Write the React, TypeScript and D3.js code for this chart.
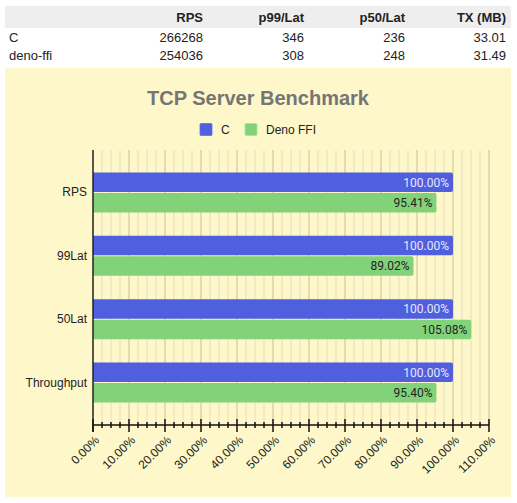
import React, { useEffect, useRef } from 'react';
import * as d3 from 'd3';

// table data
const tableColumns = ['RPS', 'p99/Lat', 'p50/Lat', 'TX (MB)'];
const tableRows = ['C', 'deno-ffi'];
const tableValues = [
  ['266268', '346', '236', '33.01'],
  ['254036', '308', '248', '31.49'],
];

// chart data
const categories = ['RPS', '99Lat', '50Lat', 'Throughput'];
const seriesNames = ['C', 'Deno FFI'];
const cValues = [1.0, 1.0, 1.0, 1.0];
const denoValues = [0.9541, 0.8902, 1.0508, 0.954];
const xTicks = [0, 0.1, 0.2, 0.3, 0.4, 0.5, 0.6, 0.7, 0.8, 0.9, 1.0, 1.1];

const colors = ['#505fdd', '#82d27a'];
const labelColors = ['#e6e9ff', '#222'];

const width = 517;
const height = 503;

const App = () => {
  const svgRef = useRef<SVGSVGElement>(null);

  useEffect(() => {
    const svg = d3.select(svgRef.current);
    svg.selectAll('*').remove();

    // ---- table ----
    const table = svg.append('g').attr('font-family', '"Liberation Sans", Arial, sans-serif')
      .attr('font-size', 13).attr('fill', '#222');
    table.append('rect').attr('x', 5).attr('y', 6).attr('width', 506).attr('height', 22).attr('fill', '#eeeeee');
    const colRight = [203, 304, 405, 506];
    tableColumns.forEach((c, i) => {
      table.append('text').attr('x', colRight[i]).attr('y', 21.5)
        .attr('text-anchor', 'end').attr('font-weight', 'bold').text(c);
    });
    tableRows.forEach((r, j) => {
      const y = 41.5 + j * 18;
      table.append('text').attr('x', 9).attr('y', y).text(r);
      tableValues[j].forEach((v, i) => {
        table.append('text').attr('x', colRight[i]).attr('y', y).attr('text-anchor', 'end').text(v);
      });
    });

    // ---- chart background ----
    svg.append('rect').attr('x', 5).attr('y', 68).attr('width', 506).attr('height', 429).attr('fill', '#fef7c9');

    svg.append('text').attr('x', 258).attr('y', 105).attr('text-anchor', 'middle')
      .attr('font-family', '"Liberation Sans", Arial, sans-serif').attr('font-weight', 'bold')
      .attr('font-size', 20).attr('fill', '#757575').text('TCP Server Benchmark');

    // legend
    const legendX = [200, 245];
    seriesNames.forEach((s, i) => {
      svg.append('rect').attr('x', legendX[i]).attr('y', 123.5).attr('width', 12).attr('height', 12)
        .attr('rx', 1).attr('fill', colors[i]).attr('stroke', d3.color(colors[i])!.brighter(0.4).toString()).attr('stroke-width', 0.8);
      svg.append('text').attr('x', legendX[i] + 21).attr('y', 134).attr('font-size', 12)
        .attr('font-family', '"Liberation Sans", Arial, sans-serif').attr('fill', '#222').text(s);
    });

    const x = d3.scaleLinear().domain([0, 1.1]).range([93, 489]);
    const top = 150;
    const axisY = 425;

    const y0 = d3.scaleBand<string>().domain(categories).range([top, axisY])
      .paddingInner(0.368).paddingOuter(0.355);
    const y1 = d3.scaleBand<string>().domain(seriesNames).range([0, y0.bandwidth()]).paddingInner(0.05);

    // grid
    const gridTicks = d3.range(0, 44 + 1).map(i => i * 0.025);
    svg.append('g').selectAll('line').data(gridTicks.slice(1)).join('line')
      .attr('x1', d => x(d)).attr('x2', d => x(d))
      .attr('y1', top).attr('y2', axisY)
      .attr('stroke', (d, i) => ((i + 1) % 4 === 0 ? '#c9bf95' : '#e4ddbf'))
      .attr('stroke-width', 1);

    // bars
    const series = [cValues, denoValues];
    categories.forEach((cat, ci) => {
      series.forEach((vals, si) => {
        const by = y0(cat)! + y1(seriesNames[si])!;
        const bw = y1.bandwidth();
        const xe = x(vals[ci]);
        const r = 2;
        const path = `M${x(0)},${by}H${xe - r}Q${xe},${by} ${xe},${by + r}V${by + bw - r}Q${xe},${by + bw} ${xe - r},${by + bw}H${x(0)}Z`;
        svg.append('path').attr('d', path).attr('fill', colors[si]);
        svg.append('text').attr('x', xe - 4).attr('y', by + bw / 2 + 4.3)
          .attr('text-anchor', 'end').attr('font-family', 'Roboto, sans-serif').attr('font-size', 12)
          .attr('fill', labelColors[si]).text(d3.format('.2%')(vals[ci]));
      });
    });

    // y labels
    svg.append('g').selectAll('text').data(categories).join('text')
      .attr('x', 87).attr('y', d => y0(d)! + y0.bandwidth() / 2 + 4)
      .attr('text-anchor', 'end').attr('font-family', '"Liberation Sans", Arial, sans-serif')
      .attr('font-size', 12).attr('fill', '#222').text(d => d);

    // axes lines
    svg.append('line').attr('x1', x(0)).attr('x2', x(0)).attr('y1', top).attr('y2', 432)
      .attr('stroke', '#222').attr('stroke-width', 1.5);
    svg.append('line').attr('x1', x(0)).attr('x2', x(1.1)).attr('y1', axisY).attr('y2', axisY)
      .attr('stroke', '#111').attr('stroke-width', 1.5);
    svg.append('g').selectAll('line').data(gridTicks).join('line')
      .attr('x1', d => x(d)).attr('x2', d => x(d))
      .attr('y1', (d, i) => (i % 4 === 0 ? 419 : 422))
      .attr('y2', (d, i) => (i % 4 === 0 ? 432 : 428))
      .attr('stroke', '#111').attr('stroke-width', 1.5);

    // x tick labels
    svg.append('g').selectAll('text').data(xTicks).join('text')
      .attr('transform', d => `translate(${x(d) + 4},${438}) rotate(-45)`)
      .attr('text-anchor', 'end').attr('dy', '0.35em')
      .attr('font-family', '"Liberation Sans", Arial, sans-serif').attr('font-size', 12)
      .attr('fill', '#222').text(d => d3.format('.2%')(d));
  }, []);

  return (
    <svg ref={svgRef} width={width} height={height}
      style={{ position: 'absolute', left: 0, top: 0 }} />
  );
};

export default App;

Set problem
Return the whole listing, word for word, and leave out every picture.

Reply
Write the React, TypeScript and D3.js code for this chart.
import React, { useEffect, useRef } from 'react';
import * as d3 from 'd3';

// table data
const tableColumns = ['RPS', 'p99/Lat', 'p50/Lat', 'TX (MB)'];
const tableRows = ['C', 'deno-ffi'];
const tableValues = [
  ['266268', '346', '236', '33.01'],
  ['254036', '308', '248', '31.49'],
];

// chart data
const categories = ['RPS', '99Lat', '50Lat', 'Throughput'];
const seriesNames = ['C', 'Deno FFI'];
const cValues = [1.0, 1.0, 1.0, 1.0];
const denoValues = [0.9541, 0.8902, 1.0508, 0.954];
const xTicks = [0, 0.1, 0.2, 0.3, 0.4, 0.5, 0.6, 0.7, 0.8, 0.9, 1.0, 1.1];

const colors = ['#505fdd', '#82d27a'];
const labelColors = ['#e6e9ff', '#222'];

const width = 517;
const height = 503;

const App = () => {
  const svgRef = useRef<SVGSVGElement>(null);

  useEffect(() => {
    const svg = d3.select(svgRef.current);
    svg.selectAll('*').remove();

    // ---- table ----
    const table = svg.append('g').attr('font-family', '"Liberation Sans", Arial, sans-serif')
      .attr('font-size', 13).attr('fill', '#222');
    table.append('rect').attr('x', 5).attr('y', 6).attr('width', 506).attr('height', 22).attr('fill', '#eeeeee');
    const colRight = [203, 304, 405, 506];
    tableColumns.forEach((c, i) => {
      table.append('text').attr('x', colRight[i]).attr('y', 21.5)
        .attr('text-anchor', 'end').attr('font-weight', 'bold').text(c);
    });
    tableRows.forEach((r, j) => {
      const y = 41.5 + j * 18;
      table.append('text').attr('x', 9).attr('y', y).text(r);
      tableValues[j].forEach((v, i) => {
        table.append('text').attr('x', colRight[i]).attr('y', y).attr('text-anchor', 'end').text(v);
      });
    });

    // ---- chart background ----
    svg.append('rect').attr('x', 5).attr('y', 68).attr('width', 506).attr('height', 429).attr('fill', '#fef7c9');

    svg.append('text').attr('x', 258).attr('y', 105).attr('text-anchor', 'middle')
      .attr('font-family', '"Liberation Sans", Arial, sans-serif').attr('font-weight', 'bold')
      .attr('font-size', 20).attr('fill', '#757575').text('TCP Server Benchmark');

    // legend
    const legendX = [200, 245];
    seriesNames.forEach((s, i) => {
      svg.append('rect').attr('x', legendX[i]).attr('y', 123.5).attr('width', 12).attr('height', 12)
        .attr('rx', 1).attr('fill', colors[i]).attr('stroke', d3.color(colors[i])!.brighter(0.4).toString()).attr('stroke-width', 0.8);
      svg.append('text').attr('x', legendX[i] + 21).attr('y', 134).attr('font-size', 12)
        .attr('font-family', '"Liberation Sans", Arial, sans-serif').attr('fill', '#222').text(s);
    });

    const x = d3.scaleLinear().domain([0, 1.1]).range([93, 489]);
    const top = 150;
    const axisY = 425;

    const y0 = d3.scaleBand<string>().domain(categories).range([top, axisY])
      .paddingInner(0.368).paddingOuter(0.355);
    const y1 = d3.scaleBand<string>().domain(seriesNames).range([0, y0.bandwidth()]).paddingInner(0.05);

    // grid
    const gridTicks = d3.range(0, 44 + 1).map(i => i * 0.025);
    svg.append('g').selectAll('line').data(gridTicks.slice(1)).join('line')
      .attr('x1', d => x(d)).attr('x2', d => x(d))
      .attr('y1', top).attr('y2', axisY)
      .attr('stroke', (d, i) => ((i + 1) % 4 === 0 ? '#c9bf95' : '#e4ddbf'))
      .attr('stroke-width', 1);

    // bars
    const series = [cValues, denoValues];
    categories.forEach((cat, ci) => {
      series.forEach((vals, si) => {
        const by = y0(cat)! + y1(seriesNames[si])!;
        const bw = y1.bandwidth();
        const xe = x(vals[ci]);
        const r = 2;
        const path = `M${x(0)},${by}H${xe - r}Q${xe},${by} ${xe},${by + r}V${by + bw - r}Q${xe},${by + bw} ${xe - r},${by + bw}H${x(0)}Z`;
        svg.append('path').attr('d', path).attr('fill', colors[si]);
        svg.append('text').attr('x', xe - 4).attr('y', by + bw / 2 + 4.3)
          .attr('text-anchor', 'end').attr('font-family', 'Roboto, sans-serif').attr('font-size', 12)
          .attr('fill', labelColors[si]).text(d3.format('.2%')(vals[ci]));
      });
    });

    // y labels
    svg.append('g').selectAll('text').data(categories).join('text')
      .attr('x', 87).attr('y', d => y0(d)! + y0.bandwidth() / 2 + 4)
      .attr('text-anchor', 'end').attr('font-family', '"Liberation Sans", Arial, sans-serif')
      .attr('font-size', 12).attr('fill', '#222').text(d => d);

    // axes lines
    svg.append('line').attr('x1', x(0)).attr('x2', x(0)).attr('y1', top).attr('y2', 432)
      .attr('stroke', '#222').attr('stroke-width', 1.5);
    svg.append('line').attr('x1', x(0)).attr('x2', x(1.1)).attr('y1', axisY).attr('y2', axisY)
      .attr('stroke', '#111').attr('stroke-width', 1.5);
    svg.append('g').selectAll('line').data(gridTicks).join('line')
      .attr('x1', d => x(d)).attr('x2', d => x(d))
      .attr('y1', (d, i) => (i % 4 === 0 ? 419 : 422))
      .attr('y2', (d, i) => (i % 4 === 0 ? 432 : 428))
      .attr('stroke', '#111').attr('stroke-width', 1.5);

    // x tick labels
    svg.append('g').selectAll('text').data(xTicks).join('text')
      .attr('transform', d => `translate(${x(d) + 4},${438}) rotate(-45)`)
      .attr('text-anchor', 'end').attr('dy', '0.35em')
      .attr('font-family', '"Liberation Sans", Arial, sans-serif').attr('font-size', 12)
      .attr('fill', '#222').text(d => d3.format('.2%')(d));
  }, []);

  return (
    <svg ref={svgRef} width={width} height={height}
      style={{ position: 'absolute', left: 0, top: 0 }} />
  );
};

export default App;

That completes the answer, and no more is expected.